Eine Merkwürdigkeit der englischen Theater ist die, daß kein Souffleur existirt; wie wünschenswerth wäre die Nachahmung dieser trefflichen Sitte an unseren deutschen Bühnen! Die Eintrittspreise zu den Theatern Londons sind im Vergleiche zu denen in Deutschland enorm.

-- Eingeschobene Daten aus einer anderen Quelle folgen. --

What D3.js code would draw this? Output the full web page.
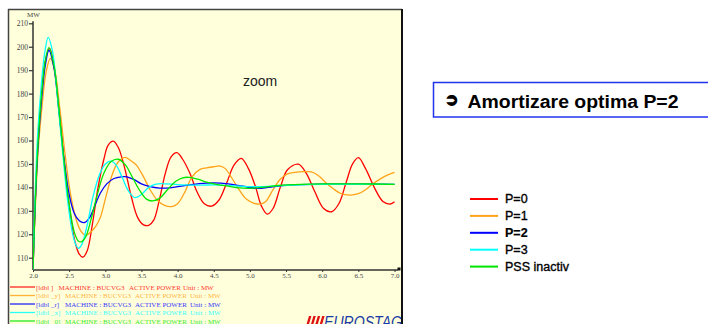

Ich verschone den freundlichen Leser mit einer abertausendsten Schilderung der zwei großartigsten Gebäude Europas und deren Einrichtung, des Ausstellungs- und des Krystall-Palastes, so mächtig auch der Eindruck dieser modernen Weltwunder auf jeden Fremden einwirkt. Die Kunstschätze Calcuttas, die Goldpyramide aus Californien, der 125 Karat schwere, stets von einer Anzahl Schaulustiger umstellte Diamant, die „Sonne“, von dem Juwelenhändler Coster aus Amsterdam eingesandt, interessirte mich weniger, als die genial erfundenen Maschinen, die in Unzahl aufgestellt sind, von dem Apparat an, wo z. B. für den Champagnergourmand klares Wasser auf einer Seite hinein gegossen wird und auf der anderen als Eis wieder herauskommt, bis zu den riesigen Kuppeln der Leuchtthürme und den sinnreichen Vorrichtungen an denselben. Unter den zahllosen Bildern der Gallerie sind die unseres Berliner Malers Gustav Richter stets von einer Menge Bewunderer umschwärmt, ebenso die Kirchenarbeiten von getriebenem Zinkblech von Fried. Peters aus Berlin.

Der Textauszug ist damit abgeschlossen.